Un furto si trasforma in rapina impropria quando l’autore, subito dopo la sottrazione del bene, usa violenza o minaccia contro una persona per assicurare a sé o ad altri il possesso della cosa rubata o per garantirsi la fuga e l’impunità.
La violenza nella rapina impropria deve essere immediata e avvenire nello stesso luogo del furto?
No. La Corte di Cassazione chiarisce che il requisito dell'”immediatezza” non richiede una stretta contestualità temporale e spaziale. È sufficiente che tra la sottrazione e la violenza intercorra un arco di tempo che mantenga l’unitarietà dell’azione, ovvero che la violenza sia funzionalmente collegata al furto per garantirne il profitto o l’impunità.
Cosa ha deciso la Corte nel caso specifico di minaccia con un coltello durante la fuga?

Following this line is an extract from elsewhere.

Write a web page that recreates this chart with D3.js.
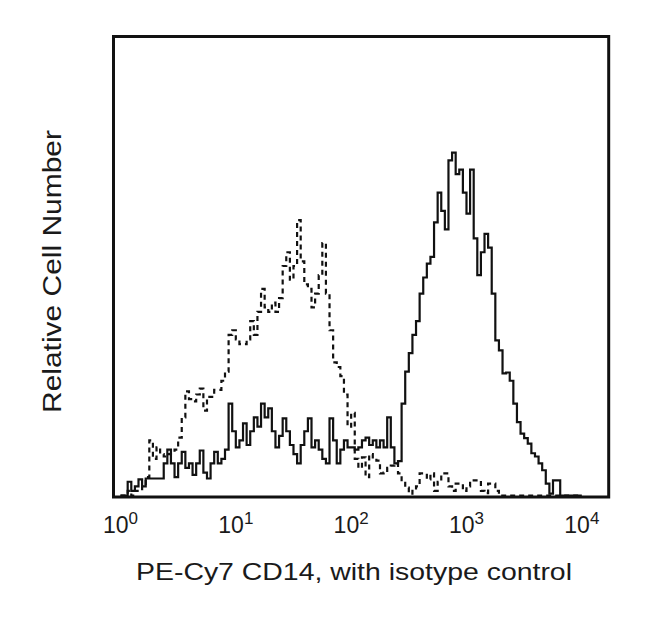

La Corte ha stabilito che la minaccia perpetrata con un coltello nei confronti della vittima, avvenuta dopo un inseguimento e una colluttazione seguiti al furto, integra pienamente il reato di rapina impropria. Questo perché tale azione era finalizzata a impedire il recupero della refurtiva e ad assicurare la fuga dell’autore del reato.
Testo del provvedimento
Ordinanza di Cassazione Penale Sez. 7 Num. 6387 Anno 2025
Penale Ord. Sez. 7 Num. 6387 Anno 2025
Presidente: COGNOME
Relatore: COGNOME
Data Udienza: 21/01/2025
ORDINANZA
sul ricorso proposto da:
NOMECOGNOME nato a Catania il 27/12/1990
avverso la sentenza del 23/01/2024 della Corte d’appello di Catania
dato avviso alle parti;
udita la relazione svolta dal Consigliere NOME COGNOME.
RITENUTO IN FATTO E CONSIDERATO IN DIRITTO
Letto il ricorso proposto nell’interesse di NOME COGNOME
considerato che l’unico motivo di ricorso, con cui si contesta la violazione di legge per avere i giudici di merito erroneamente qualificato il fatto ascritto all’odierno ricorrente come reato di rapina impropria, è manifestamente infondato, in quanto, in base alla ricostruzione dei fatti operata dai giudici di merito (in particolare, si veda la chiara descrizione della vicenda criminosa effettuata dal giudice di prime cure) e non rivisitabile in sede di legittimità, la condotta del Patanè è stata correttamente sussunta nella fattispecie di cui all’art. 628, comma secondo, cod. pen., conformemente al principio consolidato nella giurisprudenza di questa Corte (cfr. Sez. 7, n. 34056 del 29/05/2018, COGNOME, Rv. 273617 – 01; Sez. 2, n. 40421 del 26/6/2012, COGNOME, Rv. 254171 – 01; Sez. 2, n. 43764 del 4/10/2013, COGNOME, Rv. 257310), secondo cui il requisito della immediatezza della violenza o della minaccia non va interpretato letteralmente nel senso che la violenza o la minaccia debbono seguire la sottrazione senza alcun intervallo di tempo, poiché nella rapina impropria la violenza o la minaccia possono realizzarsi
anche in luogo diverso da quello della sottrazione della cosa e in pregiudizio di persona diversa dal derubato, sicché, per la configurazione del reato, non è richiesta la contestualità temporale tra sottrazione e uso della violenza o minaccia, essendo sufficiente che tra le due diverse attività intercorra un arco temporale tale da non interrompere Inunitarietà dell’azione volta a impedire al derubato di tornare in possesso delle cose sottratte o di assicurare al colpevole l’impunità (cfr., pag. 4 della sentenza impugnata, in cui la Corte d’appello ha chiarito che la minaccia perpetrata con un coltello da parte del ricorrente nei confronti della persona offesa è avvenuta in un momento cronologicamente successivo alla sottrazione del marsupio contenente denaro e, in particolare, quando, dopo un inseguimento, si è instaurata una colluttazione tra i due, conclusasi con la fuga del ricorrente, il quale è stato poi successivamente ritrovato nascosto sotto un veicolo e in possesso del denaro sottratto);
rilevato, pertanto, che il ricorso deve essere dichiarato inammissibile, con la condanna del ricorrente al pagamento delle spese processuali e della somma di euro tremila in favore della Cassa delle ammende.
P.Q.M.
Dichiara inammissibile il ricorso e condanna il ricorrente al pagamento delle spese processuali e della somma di euro tremila in favore della Cassa delle ammende.
Così deciso in Roma, il 21 gennaio 2025.